The Low Pay Unit also commented on the problems of home-workers. The inspectorate finds that the infringements relating to home-workers are no worse than for comparable factory workers. I recognise, however, that there is concern about the low earnings of home-workers. We intend to include, in our programme of references of wages councils to ACAS, two councils covering industries in which significant numbers of home-workers are employed so as to provide more information the problem.

Let me summarise briefly our position on the points that have been raised by my hon. Friend. We have already made much progress in abolishing wages councils and reforming the wages council machinery and procedures. We share my hon. Friend's concern that in the wages council sector so many employers are found to be paying below the statutory minimum level.
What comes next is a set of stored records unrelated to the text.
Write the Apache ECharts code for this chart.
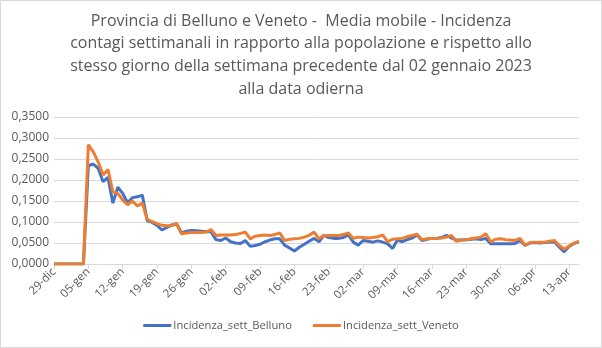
<!DOCTYPE html>
<html><head><meta charset="utf-8">
<script src="https://cdn.jsdelivr.net/npm/echarts@6/dist/echarts.min.js"></script>
<style>html,body{margin:0;padding:0;background:#fff}#c{width:602px;height:348px}</style>
</head><body><div id="c"></div>
<script>
// Category dates: 29-dic-2022 .. 15-apr-2023 (daily)
const startDate = [2022, 11, 29];
const dayCount = 108;
const monthNames = ['gen','feb','mar','apr','mag','giu','lug','ago','set','ott','nov','dic'];
const yTicks = [0, 0.05, 0.10, 0.15, 0.20, 0.25, 0.30, 0.35];

const belluno = [
 0,0,0,0,0,0,0,
 0.234,0.238,0.228,0.196,0.206,0.145,0.183,0.168,0.146,0.158,0.160,0.164,
 0.103,0.099,0.092,0.081,0.087,0.093,0.095,
 0.074,0.078,0.080,0.079,0.078,0.077,0.077,
 0.058,0.056,0.062,0.053,0.050,0.049,0.056,
 0.042,0.044,0.047,0.053,0.057,0.060,0.060,
 0.045,0.038,0.031,0.040,0.047,0.054,0.061,
 0.053,0.068,0.063,0.061,0.061,0.063,0.069,
 0.052,0.045,0.056,0.054,0.052,0.055,0.052,
 0.048,0.037,0.057,0.053,0.058,0.062,0.069,
 0.056,0.059,0.061,0.061,0.063,0.068,0.062,
 0.057,0.057,0.058,0.059,0.060,0.058,0.061,
 0.048,0.048,0.048,0.048,0.048,0.049,0.056,
 0.044,0.050,0.051,0.050,0.051,0.052,0.053,
 0.040,0.029,0.042,0.049,0.053
];
const veneto = [
 0,0,0,0,0,0,0,
 0.284,0.267,0.243,0.212,0.225,0.172,0.168,0.152,0.141,0.150,0.138,0.145,
 0.106,0.101,0.096,0.092,0.091,0.091,0.097,
 0.072,0.074,0.075,0.075,0.075,0.076,0.082,
 0.068,0.069,0.069,0.069,0.070,0.073,0.076,
 0.060,0.066,0.068,0.069,0.068,0.070,0.074,
 0.056,0.059,0.060,0.061,0.064,0.068,0.076,
 0.060,0.068,0.068,0.068,0.068,0.070,0.074,
 0.061,0.064,0.063,0.062,0.063,0.065,0.069,
 0.053,0.059,0.060,0.061,0.065,0.068,0.071,
 0.058,0.060,0.061,0.061,0.062,0.064,0.068,
 0.054,0.057,0.058,0.060,0.062,0.064,0.072,
 0.053,0.059,0.060,0.058,0.057,0.056,0.061,
 0.045,0.051,0.052,0.052,0.052,0.054,0.056,
 0.044,0.035,0.043,0.050,0.054
];

const categories = [];
for (let i = 0; i < dayCount; i++) {
  const d = new Date(startDate[0], startDate[1], startDate[2] + i);
  categories.push(String(d.getDate()).padStart(2,'0') + '-' + monthNames[d.getMonth()]);
}

const chart = echarts.init(document.getElementById('c'), null, {renderer:'canvas'});
const FONT = 'Open Sans';
chart.setOption({
  animation: false,
  backgroundColor: '#fff',
  title: {
    text: 'Provincia di Belluno e Veneto -  Media mobile - Incidenza\ncontagi settimanali in rapporto alla popolazione e rispetto allo\nstesso giorno della settimana precedente dal 02 gennaio 2023\nalla data odierna',
    left: 'center', top: 5,
    textStyle: {fontFamily: FONT, fontSize: 16, fontWeight: 'normal', color: '#595959', lineHeight: 22.6, align: 'center'}
  },
  legend: {
    bottom: 12, left: 'center',
    icon: 'rect', itemWidth: 28, itemHeight: 3, itemGap: 21,
    textStyle: {fontFamily: FONT, fontSize: 11.2, color: '#595959', padding: [0,0,0,-3]},
    data: ['Incidenza_sett_Belluno', 'Incidenza_sett_Veneto']
  },
  grid: {left: 54, right: 23, top: 117, bottom: 84, containLabel: false},
  xAxis: {
    type: 'category', data: categories, boundaryGap: false,
    axisLine: {lineStyle: {color: '#d9d9d9', width: 1}},
    axisTick: {show: true, interval: 6, length: 5, lineStyle: {color: '#d9d9d9'}},
    axisLabel: {interval: 6, rotate: 45, fontFamily: FONT, fontSize: 11.5, color: '#595959', margin: 6},
    splitLine: {show: false}
  },
  yAxis: {
    type: 'value', min: yTicks[0], max: yTicks[yTicks.length-1], interval: 0.05,
    axisLine: {show: false}, axisTick: {show: false},
    axisLabel: {fontFamily: FONT, fontSize: 12, color: '#595959', margin: 5,
      formatter: v => v.toFixed(4).replace('.', ',')},
    splitLine: {lineStyle: {color: '#d9d9d9', width: 1}}
  },
  series: [
    {name: 'Incidenza_sett_Belluno', type: 'line', data: belluno, showSymbol: false, symbol: 'none',
     lineStyle: {color: '#4472C4', width: 3}, itemStyle: {color: '#4472C4'}},
    {name: 'Incidenza_sett_Veneto', type: 'line', data: veneto, showSymbol: false, symbol: 'none',
     lineStyle: {color: '#ED7D31', width: 3}, itemStyle: {color: '#ED7D31'}}
  ],
  graphic: [{type: 'rect', shape: {x: 0.5, y: 0.5, width: 601, height: 347}, style: {fill: 'none', stroke: '#d9d9d9', lineWidth: 1}, silent: true, z: -1}]
});
</script></body></html>
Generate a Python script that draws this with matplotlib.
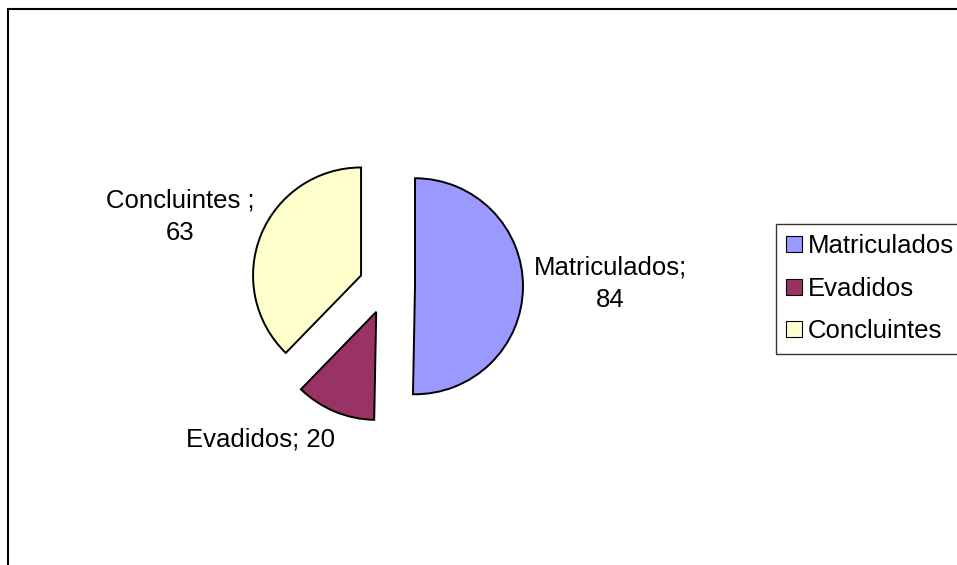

We cannot commit ourselves to a large increase in the inspectorate, as we are told is necessary, but we are, none the less, as concerned as is my hon. Friend to tackle the problem. We shall continue to seek the best use of the resources we have in the inspectorate and we shall be discussing with the Low Pay Unit the suggestions it has made, together with the points raised by my hon. Friends, one or two of which I have not had the time to deal with. I hope there will be no doubt after the debate that we deplore the present degree of under-payment in the wages council sector and that we shall do all we can to improve the position.